AUGUSTA, Maine — Lawmakers on Monday questioned both the timing and the estimated cost of a proposal that would change Maine’s method of choosing presidential candidates from a caucus system to a primary system.
At Monday’s public hearing on the bill, Raye called the process for selecting presidential candidates an “exercise that is quite literally at the center of our democracy.” At the moment, he said, that process is confusing and frustrating for many.
“I think for many people the caucuses this year crystallized support for a presidential primary,” Raye said late last week in an interview. “I have long expressed a preference [for a primary] because I believe it encourages wider participation of Maine voters and I believe it increases the likelihood of Maine being considered relevant in the process.”
Representatives from the secretary of state’s office and the governor’s office testified Monday in support of the proposal, which now faces a work session in the Veterans and Legal Affairs Committee.
Although there was no one who spoke in opposition on Monday, the bill may not have a rubber stamp just yet.
Rep. Michael Carey, D-Lewiston, co-sponsored the bill but said he’s not convinced it needs to be done this session, particularly with so little time left before the Legislature is set to adjourn.
“This may be a solution in search of a problem,” he said, adding that before this year, most caucuses had been successful.
Rep. Linda Valentino, D-Saco, was a little stronger in her belief that the timing was suspect.
“This is a press conference, not a public hearing,” she told Raye, adding that she didn’t think the state should alter its system in a knee-jerk reaction to the Republican caucuses.
Washington County, Raye’s Senate district, was in the middle of that GOP caucus controversy last month.
Maine Republican Party leaders declared Mitt Romney the winner of a presidential preference poll on Feb. 11 before all local caucuses — including Washington County’s — were held. That move angered supporters of Ron Paul, who finished a close second. It also was later revealed that some votes were mistakenly not counted during the process, a revelation that led to further criticism.

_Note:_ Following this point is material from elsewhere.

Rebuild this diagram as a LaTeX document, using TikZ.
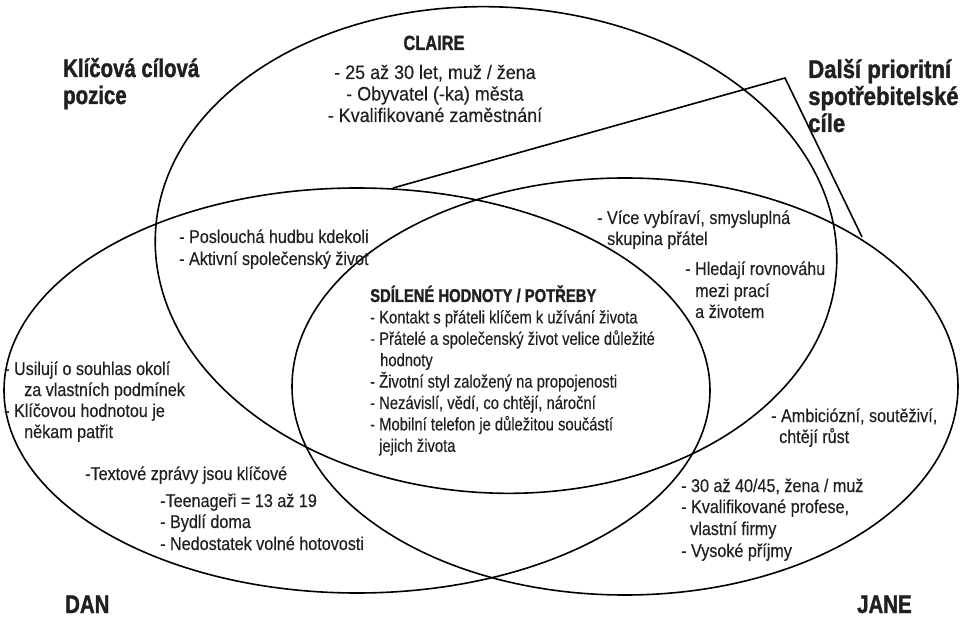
\documentclass[tikz,border=0pt]{standalone}
\usepackage{fontspec}
\setmainfont{Liberation Sans}
% narrowed faces for the labels
\newfontfamily\fontA{Liberation Sans}[FakeStretch=0.873, FakeBold=0.3]
\newfontfamily\fontC{Liberation Sans}[FakeStretch=0.92, FakeBold=0.3]
\newfontfamily\fontS{Liberation Sans}[FakeStretch=0.82, FakeBold=0.3]
\newfontfamily\fontH{Liberation Sans}[FakeStretch=0.80, BoldFeatures={FakeBold=1.4}]
\newfontfamily\fontHw{Liberation Sans}[FakeStretch=0.87, BoldFeatures={FakeBold=1.4}]
\definecolor{ink}{RGB}{35,31,32}
\tikzset{
  ring/.style={draw=black, line width=1.6pt},
  pointer/.style={draw=black, line width=1.6pt, line join=miter},
  ln/.style={anchor=base west, inner sep=0pt, text=ink},
  lnc/.style={anchor=base, inner sep=0pt, text=ink},
  body/.style={font=\fontA\fontsize{18.5}{21}\selectfont},
  claire/.style={font=\fontC\fontsize{19.5}{22}\selectfont},
  shared/.style={font=\fontS\fontsize{18}{21}\selectfont},
  sharedhead/.style={font=\fontH\bfseries\fontsize{18.5}{21}\selectfont},
  clairehead/.style={font=\fontH\bfseries\fontsize{20.5}{22}\selectfont},
  bighead/.style={font=\fontH\bfseries\fontsize{25.5}{28}\selectfont},
  bigheadw/.style={font=\fontHw\bfseries\fontsize{25.5}{28}\selectfont},
}
\begin{document}
\begin{tikzpicture}[x=1pt,y=-1pt]
\useasboundingbox (0,0) rectangle (961,617);

% the three audience ellipses
\draw[ring, rotate around={-3:(496,250)}] (496,250) ellipse [x radius=341pt, y radius=243pt];
\draw[ring] (357,390.5) ellipse [x radius=353pt, y radius=202.5pt];
\draw[ring] (625,386.5) ellipse [x radius=333pt, y radius=208.5pt];

% pointer from the secondary target heading
\coordinate (ptA) at (393,188);
\coordinate (ptB) at (785,78);
\coordinate (ptC) at (862,237);
\draw[pointer] (ptA) -- (ptB) -- (ptC);

% headings
\node[ln, bighead] (hk1) at (63,77) {Klíčová cílová};
\node[ln, bighead] (hk2) at (63,104) {pozice};
\node[ln, bigheadw] (hd1) at (808,78) {Další prioritní};
\node[ln, bigheadw] (hd2) at (808,105) {spotřebitelské};
\node[ln, bigheadw] (hd3) at (808,132) {cíle};
\node[ln, bighead] (dan) at (65,613) {DAN};
\node[ln, bighead] (jane) at (857,613) {JANE};

% Claire
\node[lnc, clairehead] (cl0) at (434,50) {CLAIRE};
\node[lnc, claire] (cl1) at (435,79) {- 25 až 30 let, muž / žena};
\node[lnc, claire] (cl2) at (435,100.5) {- Obyvatel (-ka) města};
\node[lnc, claire] (cl3) at (435,122) {- Kvalifikované zaměstnání};

% Claire and Dan
\node[ln, body] (cd1) at (179,243) {- Poslouchá hudbu kdekoli};
\node[ln, body] (cd2) at (179,265) {- Aktivní společenský život};

% shared values
\node[ln, sharedhead] (sv0) at (370,302) {SDÍLENÉ HODNOTY / POTŘEBY};
\node[ln, shared] (sv1) at (370,323.4) {- Kontakt s přáteli klíčem k užívání života};
\node[ln, shared] (sv2) at (370,344.8) {- Přátelé a společenský život velice důležité};
\node[ln, shared] (sv3) at (380,366.2) {hodnoty};
\node[ln, shared] (sv4) at (370,387.6) {- Životní styl založený na propojenosti};
\node[ln, shared] (sv5) at (370,409) {- Nezávislí, vědí, co chtějí, nároční};
\node[ln, shared] (sv6) at (370,430.4) {- Mobilní telefon je důležitou součástí};
\node[ln, shared] (sv7) at (379,451.8) {jejich života};

% Claire and Jane
\node[ln, body] (cj1) at (597,224) {- Více vybíraví, smysluplná};
\node[ln, body] (cj2) at (607,245) {skupina přátel};
\node[ln, body] (cj3) at (685,275) {- Hledají rovnováhu};
\node[ln, body] (cj4) at (695,297) {mezi prací};
\node[ln, body] (cj5) at (695,318) {a životem};

% Jane
\node[ln, body] (ja1) at (771,422) {- Ambiciózní, soutěživí,};
\node[ln, body] (ja2) at (779,443) {chtějí růst};
\node[ln, body] (ja3) at (681,492) {- 30 až 40/45, žena / muž};
\node[ln, body] (ja4) at (681,513) {- Kvalifikované profese,};
\node[ln, body] (ja5) at (690,535) {vlastní firmy};
\node[ln, body] (ja6) at (681,557) {- Vysoké příjmy};

% Dan
\node[ln, body] (da1) at (4,375) {- Usilují o souhlas okolí};
\node[ln, body] (da2) at (24,396) {za vlastních podmínek};
\node[ln, body] (da3) at (4,417) {- Klíčovou hodnotou je};
\node[ln, body] (da4) at (24,438) {někam patřit};
\node[ln, body] (da5) at (85,480) {-Textové zprávy jsou klíčové};
\node[ln, body] (da6) at (160,507) {-Teenageři = 13 až 19};
\node[ln, body] (da7) at (160,528) {- Bydlí doma};
\node[ln, body] (da8) at (160,550) {- Nedostatek volné hotovosti};
\end{tikzpicture}
\end{document}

When candidates from each major party are vying for the nomination to run for president, they compete in each state either in a caucus or a primary. Caucuses are relatively informal but sometimes technical events that usually feature less participation. Primaries mimic an election in the sense that people vote for their choice.
The bill as written would not take effect until the next presidential primary season in 2016, but calls for Maine’s primary to be held the first Tuesday after the New Hampshire primary, historically the first primary in the election cycle.
The legislation also contains language that would allow state parties to make the decision whether to hold a primary. Representatives of both major parties said last week they were open to the idea of a primary but both also talked about the benefits of caucuses as well.
Raye said he wouldn’t mind amending the bill to require parties to play by the same rules, but he wanted to provide flexibility to state parties that traditionally have been allowed to run their caucuses or primaries as they see fit.
By shifting to a primary, all Maine municipalities would have to hold an election. That would cost an estimated $1 million, according to Raye, but that would be absorbed by the state under his bill.
Some felt the price tag could ultimately doom the bill, at least during this session, although it wouldn’t need to be funded for some time.
Asked whether a presidential primary could be held in June, when all other primaries are held, to eliminate the increased cost, Raye said he didn’t support that option. Pushing Maine’s primary so late into the spring would make the state irrelevant, he said.